The Three Stages of Money Laundering
1. Placement
The first stage of money laundering is placement, where illegal funds are introduced into the financial system. This can occur through various means, including:
- Depositing cash into banks
- Buying assets like real estate or luxury goods
- Using casinos to convert cash into chips
For example, a drug dealer might deposit cash earned from illegal sales into a bank, disguising it as legitimate income.
2. Layering
Layering involves moving the money around to obscure its origins. This can be executed through numerous transactions, making tracking difficult. Strategies may include:
- Transferring money between different accounts
- Investing in financial instruments
- Conducting complex wire transfers
For instance, a launderer might transfer funds from a local bank to international offshore accounts, creating a trail that is hard to follow.
3. Integration
The final stage is integration, where the laundered money is reintroduced into the economy, appearing as legitimate income. Techniques include:
- Investing in business ventures
- Claiming funds as lottery winnings
- Purchasing high-value items and reselling them
In this stage, the drug dealer could use the previously laundered money to purchase a legitimate business, giving the appearance of a legal income source.
Real-World Examples and Case Studies
Case Study: The HSBC Scandal
In 2012, HSBC was fined $1.9 billion for its role in money laundering activities that allowed drug cartels to launder money through its banking operations. The bank facilitated transactions that totaled in the billions without proper checks. This case highlights the vulnerabilities in large financial institutions and the challenges regulators face.

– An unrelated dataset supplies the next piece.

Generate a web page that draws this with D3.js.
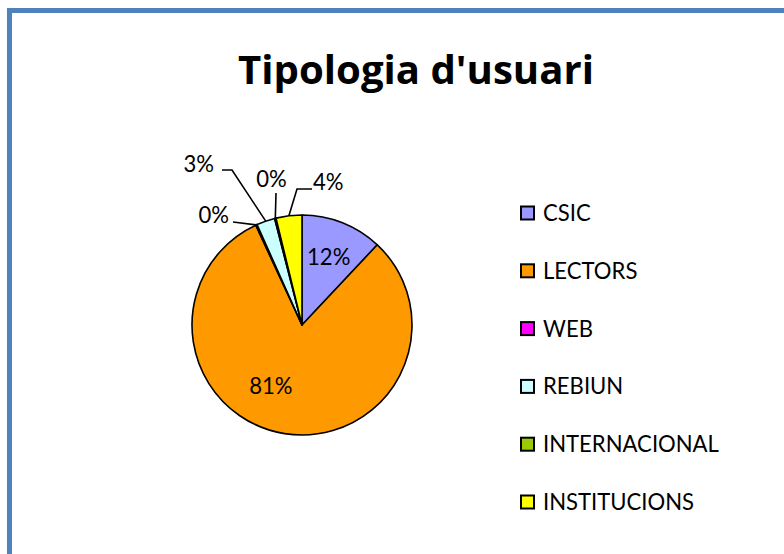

Statistics on Money Laundering
According to estimates by the United Nations Office on Drugs and Crime (UNODC), between $800 billion and $2 trillion are laundered globally each year, accounting for 2-5% of the global GDP. Given the vast amounts involved, tackling this issue is a national and international priority.
Impact of Money Laundering
Money laundering has far-reaching implications for economies, governments, and societies. Here are some key impacts:
- Economic Distortion: It can lead to an uneven playing field for legitimate businesses that must compete with enterprises benefiting from unreported illicit gains.
- Finance Terrorism: Laundered money can find its way into terrorist funding, further complicating efforts to maintain global security.
- Reduced Tax Revenue: Money laundering affects tax collection, as illegal funds evade taxation, potentially harming public services.
Legal Consequences and Preventive Measures
To combat money laundering, countries have established regulations and laws. The Financial Action Task Force (FATF) sets international standards to combat money laundering and terrorist financing. Here are some measures businesses can adopt:
- Implement strict Know Your Customer (KYC) policies
- Perform thorough due diligence on financial transactions
- Regularly train employees to recognize suspicious activities
Conclusion
Money laundering is an intricate operation that threatens the integrity of financial systems and society. By understanding the stages and tactics involved, we can better appreciate the necessity for vigilance and robust legal frameworks. Combatting money laundering requires cooperation between financial institutions, governments, and law enforcement globally.